Da igual que a estas alturas hayan leído memoriales al gran Narciso Ibáñez Serrador, y desde el 7 de junio seguro que así ha sido. Perdón por insistir con lo mismo, pero no me resigno a hablar de Chicho al que uno admira mucho antes de saber que acabaría ganándome la vida al otro lado de la televisión.

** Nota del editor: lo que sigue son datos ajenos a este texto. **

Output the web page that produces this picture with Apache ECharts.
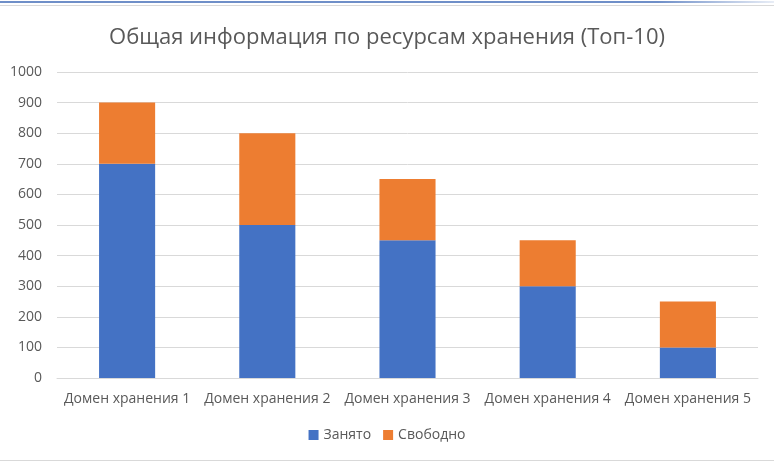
<!DOCTYPE html>
<html>
<head>
<meta charset="utf-8">
<script src="https://cdn.jsdelivr.net/npm/echarts@6.0.0/dist/echarts.min.js"></script>
<style>
  html, body { margin: 0; padding: 0; background: #fff; }
  #chart { width: 774px; height: 462px; }
</style>
</head>
<body>
<div id="chart"></div>
<script>
// Data
const categories = ['Домен хранения 1', 'Домен хранения 2', 'Домен хранения 3', 'Домен хранения 4', 'Домен хранения 5'];
const used = [700, 500, 450, 300, 100];
const free = [200, 300, 200, 150, 150];

const textColor = '#595959';
const labelFont = '"Open Sans", "Noto Sans", sans-serif';

const chart = echarts.init(document.getElementById('chart'), null, { renderer: 'canvas' });

chart.setOption({
    animation: false,
    title: {
        text: 'Общая информация по ресурсам хранения (Топ-10)',
        left: 'center',
        top: 22,
        textStyle: {
            fontFamily: '"Liberation Sans Narrow", "Open Sans", sans-serif',
            fontWeight: 'normal',
            fontSize: 22,
            color: textColor
        }
    },
    legend: {
        bottom: 15,
        left: 'center',
        itemWidth: 10,
        itemHeight: 10,
        itemGap: 12,
        icon: 'rect',
        textStyle: { fontFamily: labelFont, fontSize: 14, color: textColor },
        data: ['Занято', 'Свободно']
    },
    grid: {
        left: 57,
        right: 16,
        top: 72,
        bottom: 84,
        containLabel: false
    },
    xAxis: {
        type: 'category',
        data: categories,
        axisLine: { lineStyle: { color: '#d9d9d9' } },
        axisTick: { show: false },
        axisLabel: {
            interval: 0,
            margin: 14,
            fontFamily: labelFont,
            fontSize: 14,
            color: textColor
        }
    },
    yAxis: {
        type: 'value',
        min: 0,
        max: 1000,
        interval: 100,
        axisLine: { show: false },
        axisTick: { show: false },
        splitLine: { lineStyle: { color: '#d9d9d9' } },
        axisLabel: {
            margin: 15,
            fontFamily: labelFont,
            fontSize: 14,
            color: textColor,
            formatter: v => String(v)
        }
    },
    series: [
        {
            name: 'Занято',
            type: 'bar',
            stack: 'total',
            barWidth: '40%',
            itemStyle: { color: '#4472c4' },
            data: used
        },
        {
            name: 'Свободно',
            type: 'bar',
            stack: 'total',
            barWidth: '40%',
            itemStyle: { color: '#ed7d31' },
            data: free
        }
    ],
    graphic: [
        {
            type: 'rect',
            shape: { x: 0, y: 1, width: 774, height: 2 },
            style: {
                fill: new echarts.graphic.LinearGradient(0, 0, 1, 0, [
                    { offset: 0, color: '#6f8fc8' },
                    { offset: 0.85, color: '#6f8fc8' },
                    { offset: 1, color: '#e8edf6' }
                ])
            }
        },
        {
            type: 'rect',
            shape: { x: 0, y: 5, width: 774, height: 1 },
            style: { fill: '#d9d9d9' }
        },
        {
            type: 'rect',
            shape: { x: 0, y: 460, width: 774, height: 1 },
            style: { fill: '#d9d9d9' }
        }
    ]
});
</script>
</body>
</html>
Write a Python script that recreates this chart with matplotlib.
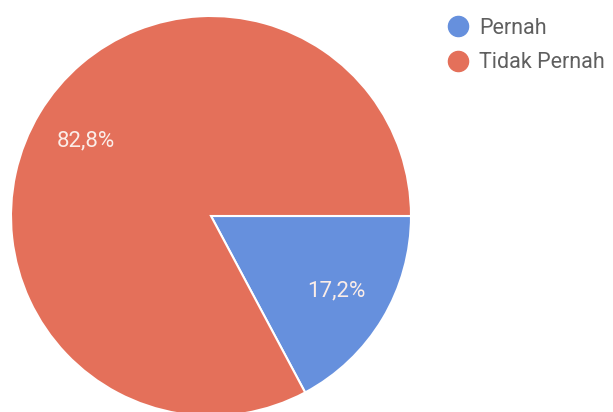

Chicho es muchos Chichos, pero en mi corazón el que de verdad me hace cosquillas y me embarga la melancolía es el Chicho de la tele, claro, y de la tele, el de Historias para no dormir, tele brava y cumbre de la década del 60 del siglo pasado. Una pasada. De años y de calidad. Los 21 segundos que tenía la cabecera de la serie, en blanco y negro, empezaban con el chirrido de los goznes de una puerta abriéndose en cuyo trasluz, y a golpe de efecto sonoro, se iba viendo el nombre del autor y de la serie, puerta que se cerraba de golpe después de oír un escalofriante grito de terror. Si la cabecera atrapaba al indiferente, la presentación de lo que se iba a ver, estilo Alfred Hitchcock, y el contenido del relato de terror -de grandes autores, desde Allan Poe a Bradbury o Stevenson- resumía con una fidelidad que sólo el tiempo acabaría demostrando lo que este genio, este contador de historias, siempre usó, una mezcla de vanguardia y clasicismo, de ironía y humor a espuertas, de sentido del espectáculo y de negocio, alguien, en definitiva, que conoce, que intuye a sus semejantes, que se aprovecha de sus conocimientos de la condición humana, y que lo mismo firma Historias para no dormir que Historias de la frivolidad o Un, dos, tres. Gracias, Chicho, gracias. Bienvenido a Granada.